VALÈNCIA.- Los ochenta, que se han idealizado y edulcorado con el paso del tiempo bajo la manoseada etiqueta de la Movida, fueron también los años de los zombis de la heroína, de tipos que medraban por el Ensanche y Ruzafa con apodos tan poco gratificantes como el Rata, el Piojo o el Lejía, o las tribus urbanas en las que rockers, mods, punkis o skinheads podían enzarzarse en peleas callejeras donde aparecían cadenas, nunchacos y hasta navajas de mariposa, y al día siguiente sentarse bajo el mismo techo en un pub molón. Y en ese ambiente, en un acto de pragmatismo, César Pérez, un joven de 25 años que acababa de volver de la mili, salió de su encrucijada vital abriendo un pub en Ruzafa al lado de la avenida de José Antonio —hoy Regne de València—.

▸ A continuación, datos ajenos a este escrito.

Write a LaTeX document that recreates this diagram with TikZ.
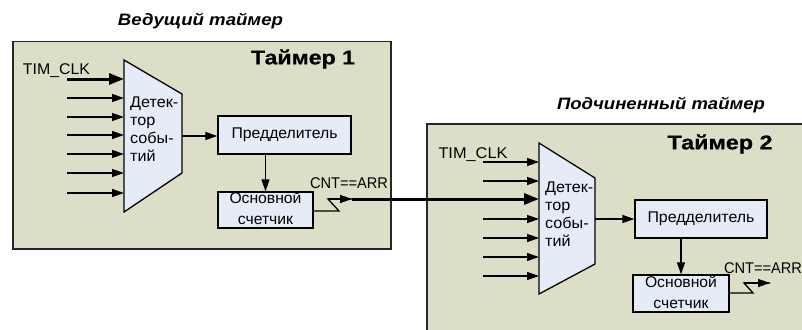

El garito se llamó Brillante y su dueño, que se apoyó en varios socios capitalistas, decidió salirse de los círculos de ocio del momento, como el Carmen, Pelayo, Cánovas o Woody, y buscar su sitio en la calle Pintor Salvador Abril, en la planta baja de una antigua imprenta, un taller viejo y mugriento que los nuevos propietarios, con los planos de un reputado arquitecto, tiraron abajo para levantar un bar de copas de 250 metros cuadrados.

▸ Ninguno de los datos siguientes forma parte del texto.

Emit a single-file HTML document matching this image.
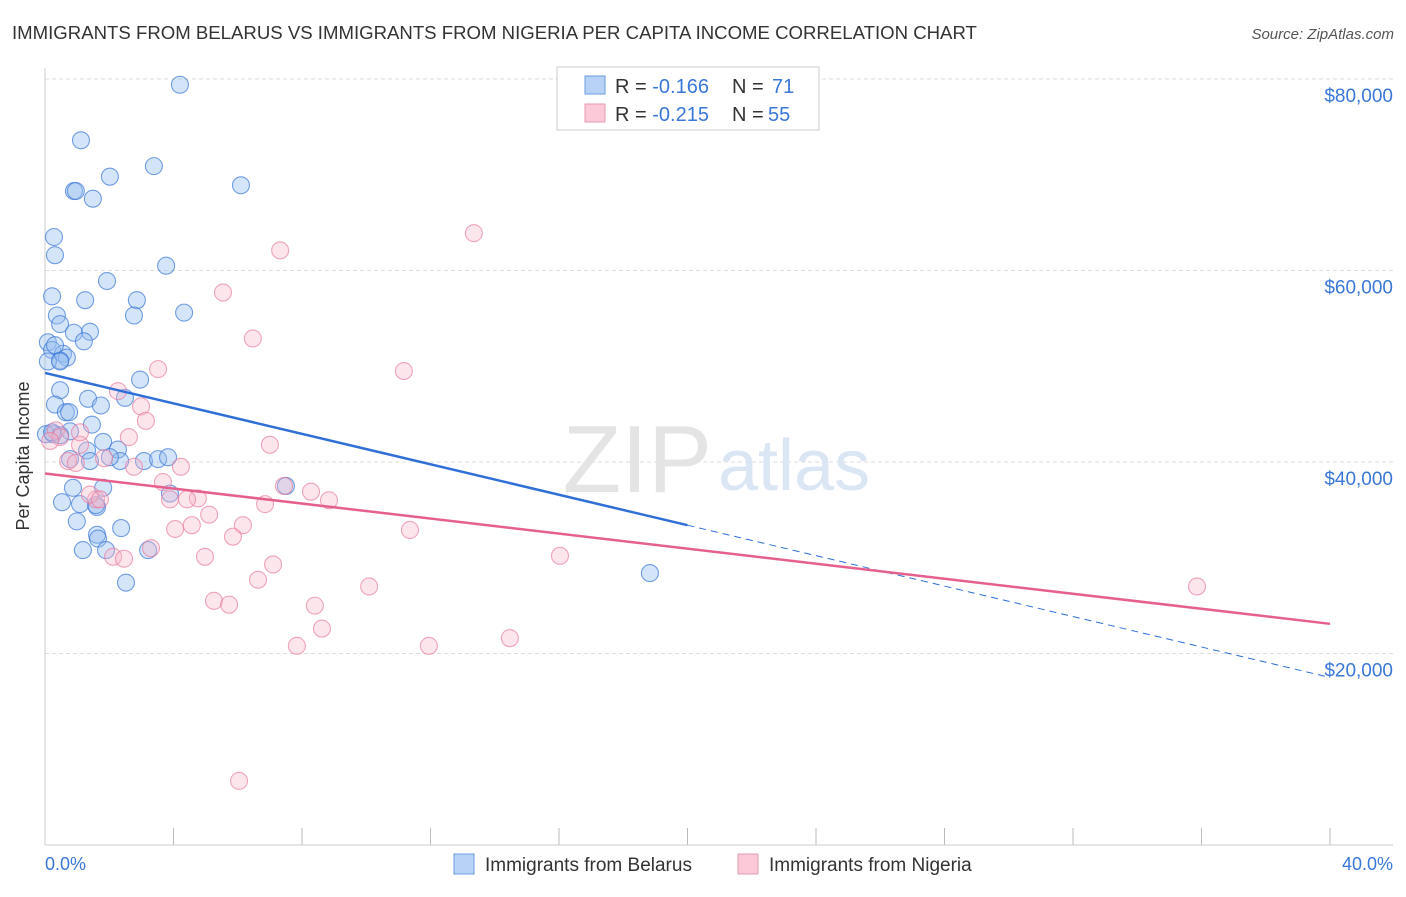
<!DOCTYPE html>
<html><head><meta charset="utf-8"><style>
body{margin:0;background:#fff;font-family:"Liberation Sans",sans-serif;}
svg text{font-family:"Liberation Sans",sans-serif;}
</style></head><body>
<svg width="1406" height="892" xmlns="http://www.w3.org/2000/svg">
<text x="12" y="39" font-size="18.6" fill="#333">IMMIGRANTS FROM BELARUS VS IMMIGRANTS FROM NIGERIA PER CAPITA INCOME CORRELATION CHART</text>
<text x="1394" y="39" font-size="15" fill="#555" font-style="italic" text-anchor="end">Source: ZipAtlas.com</text>
<g id="grid"></g>
<text x="712" y="492" font-size="96" fill="#e4e4e4" font-family="Liberation Serif" text-anchor="end">ZIP</text>
<text x="718" y="490" font-size="72" fill="#dbe6f5">atlas</text>
<line x1="45" y1="68" x2="45" y2="845" stroke="#ccc"/>
<line x1="45" y1="845" x2="1393" y2="845" stroke="#ccc"/>
<text x="29" y="456" font-size="18" fill="#333" text-anchor="middle" transform="rotate(-90 29 456)">Per Capita Income</text>
<text x="45" y="870" font-size="18" fill="#3a78d8">0.0%</text>
<text x="1393" y="870" font-size="18" fill="#3a78d8" text-anchor="end">40.0%</text>
<g id="points"></g>
<g id="lines"></g>
<g>
<rect x="557" y="67" width="262" height="63" fill="#fff" stroke="#ccc"/>
<rect x="585" y="76" width="20" height="18" fill="#b8d2f5" stroke="#6a9ee0"/>
<rect x="585" y="104" width="20" height="18" fill="#fcc9d8" stroke="#e89ab2"/>
<text x="615" y="93" font-size="20" fill="#333">R = <tspan fill="#3a78d8">-0.166</tspan></text>
<text x="732" y="93" font-size="20" fill="#333">N = </text>
<text x="772" y="93" font-size="20" fill="#3a78d8">71</text>
<text x="615" y="121" font-size="20" fill="#333">R = <tspan fill="#3a78d8">-0.215</tspan></text>
<text x="732" y="121" font-size="20" fill="#333">N = </text>
<text x="768" y="121" font-size="20" fill="#3a78d8">55</text>
</g>
<g>
<rect x="454" y="854" width="20" height="20" fill="#b8d2f5" stroke="#6a9ee0"/>
<text x="485" y="871" font-size="19" fill="#333">Immigrants from Belarus</text>
<rect x="738" y="854" width="20" height="20" fill="#fcc9d8" stroke="#e89ab2"/>
<text x="769" y="871" font-size="19" fill="#333">Immigrants from Nigeria</text>
</g>
</svg>
<script>
const yTicks=[20000,40000,60000,80000];
const yTickLabels=["$20,000","$40,000","$60,000","$80,000"];
const xTicks=[0,4,8,12,16,20,24,28,32,36,40];
const belarusX=[4.2,1.12,3.39,2.02,0.9,0.96,1.49,6.1,0.28,0.31,3.77,1.93,0.22,1.25,2.86,0.37,2.77,4.33,0.47,1.4,0.9,1.21,0.09,0.22,0.56,0.68,0.47,2.96,0.47,1.34,2.49,1.74,0.31,0.65,0.75,1.46,0.25,0.78,0.47,1.81,1.31,2.27,1.4,2.34,3.08,3.52,3.83,0.87,1.81,0.53,1.09,1.62,2.37,0.99,1.62,1.65,1.18,1.9,3.21,2.52,3.89,7.5,18.83,0.03,1.59,0.31,0.09,2.02,0.47,0.78,0.22];
const belarusY=[79400,73600,70900,69800,68300,68300,67500,68900,63500,61600,60500,58900,57300,56900,56900,55300,55300,55600,54400,53600,53500,52600,52500,51700,51300,50900,50600,48600,47500,46600,46700,45900,46000,45200,45200,43900,42900,43200,42800,42100,41200,41300,40100,40100,40100,40300,40500,37300,37300,35800,35600,35300,33100,33800,32400,32000,30800,30800,30800,27400,36700,37500,28400,42900,35500,52200,50500,40500,50500,40300,43100];
const nigeriaX=[13.35,7.32,5.54,6.47,3.52,11.17,2.27,2.99,3.14,0.34,0.47,2.61,1.09,7.0,0.72,1.84,0.96,4.23,2.77,3.67,7.44,8.28,8.84,4.76,4.42,6.85,1.59,1.4,5.11,6.16,4.57,4.05,11.36,5.85,3.3,2.12,2.46,4.98,16.03,7.1,6.63,10.09,35.86,5.26,5.73,8.4,8.62,14.47,7.84,11.95,6.04,0.16,1.71,1.09,3.89];
const nigeriaY=[63900,62100,57700,52900,49700,49500,47400,45800,44300,43300,42600,42600,41800,41800,40100,40400,39900,39500,39500,37900,37500,36900,36000,36200,36100,35600,36100,36600,34500,33400,33400,33000,32900,32200,31000,30100,29900,30100,30200,29300,27700,27000,27000,25500,25100,25000,22600,21600,20800,20800,6700,42200,36100,43100,36100];
const belarusTrend=[[0,49300],[20,33400],[40,17500]];
const nigeriaTrend=[[0,38800],[40,23100]];
const NS="http://www.w3.org/2000/svg";
const X=p=>45+p*32.125, Y=v=>845-v*191.5/20000;
const grid=document.getElementById('grid');
yTicks.forEach((t,i)=>{
 const l=document.createElementNS(NS,'line');
 l.setAttribute('x1',45);l.setAttribute('x2',1393);l.setAttribute('y1',Y(t));l.setAttribute('y2',Y(t));
 l.setAttribute('stroke','#ddd');l.setAttribute('stroke-dasharray','4,3');
 
 
 grid.appendChild(l);
 const tx=document.createElementNS(NS,'text');
 tx.setAttribute('x',1393);tx.setAttribute('y',Y(t)+23);tx.setAttribute('text-anchor','end');
 tx.setAttribute('font-size','19');tx.setAttribute('fill','#3a78d8');tx.textContent=yTickLabels[i];
 
 
 grid.appendChild(tx);
});
xTicks.forEach(t=>{
 const l=document.createElementNS(NS,'line');
 l.setAttribute('x1',X(t));l.setAttribute('x2',X(t));l.setAttribute('y1',828);l.setAttribute('y2',845);
 l.setAttribute('stroke','#bbb');
 
 
 grid.appendChild(l);
});
const pts=document.getElementById('points');
function dots(xs,ys,fill,stroke,name){
 xs.forEach((x,i)=>{
  const c=document.createElementNS(NS,'circle');
  c.setAttribute('cx',X(x));c.setAttribute('cy',Y(ys[i]));c.setAttribute('r',8.5);
  c.setAttribute('fill',fill);c.setAttribute('stroke',stroke);c.setAttribute('stroke-width','1.1');
  
  
  pts.appendChild(c);
 });
}
dots(belarusX,belarusY,'rgba(150,190,240,0.4)','rgba(60,120,215,0.7)','belarus-point');
dots(nigeriaX,nigeriaY,'rgba(250,180,200,0.35)','rgba(230,120,155,0.65)','nigeria-point');
const lines=document.getElementById('lines');
function seg(a,b,color,dash,name){
 const l=document.createElementNS(NS,'line');
 l.setAttribute('x1',X(a[0]));l.setAttribute('y1',Y(a[1]));l.setAttribute('x2',X(b[0]));l.setAttribute('y2',Y(b[1]));
 l.setAttribute('stroke',color);l.setAttribute('stroke-width',dash?1:2.5);
 if(dash)l.setAttribute('stroke-dasharray','7,5');
 
 
 lines.appendChild(l);
}
seg(belarusTrend[0],belarusTrend[1],'#2f6fd6',false,'belarus-trend-line');
seg(belarusTrend[1],belarusTrend[2],'#2f6fd6',true,'belarus-trend-extension');
seg(nigeriaTrend[0],nigeriaTrend[1],'#e5608c',false,'nigeria-trend-line');
</script>
</body></html>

Brillante brilló en un punto de la ciudad donde Ruzafa no era el barrio que es hoy y donde todo el jolgorio se limitaba a los cines del momento, como los Martí, con su Mostra del Mediterrani en otoño, el Goya o el Tyris, y bares como el Goya, Zaiyán, el recién inaugurado Maipi de Gabi y Pilar o la perenne Taberna Vasca Che. «Era una zona un poco de capa caída donde abundaban los típicos negocios de pollos a l’ast y los kioscos de alrededor del mercado, pero esa zona estaba libre y ahí podíamos marcar nosotros nuestras reglas del juego», recuerda César Pérez.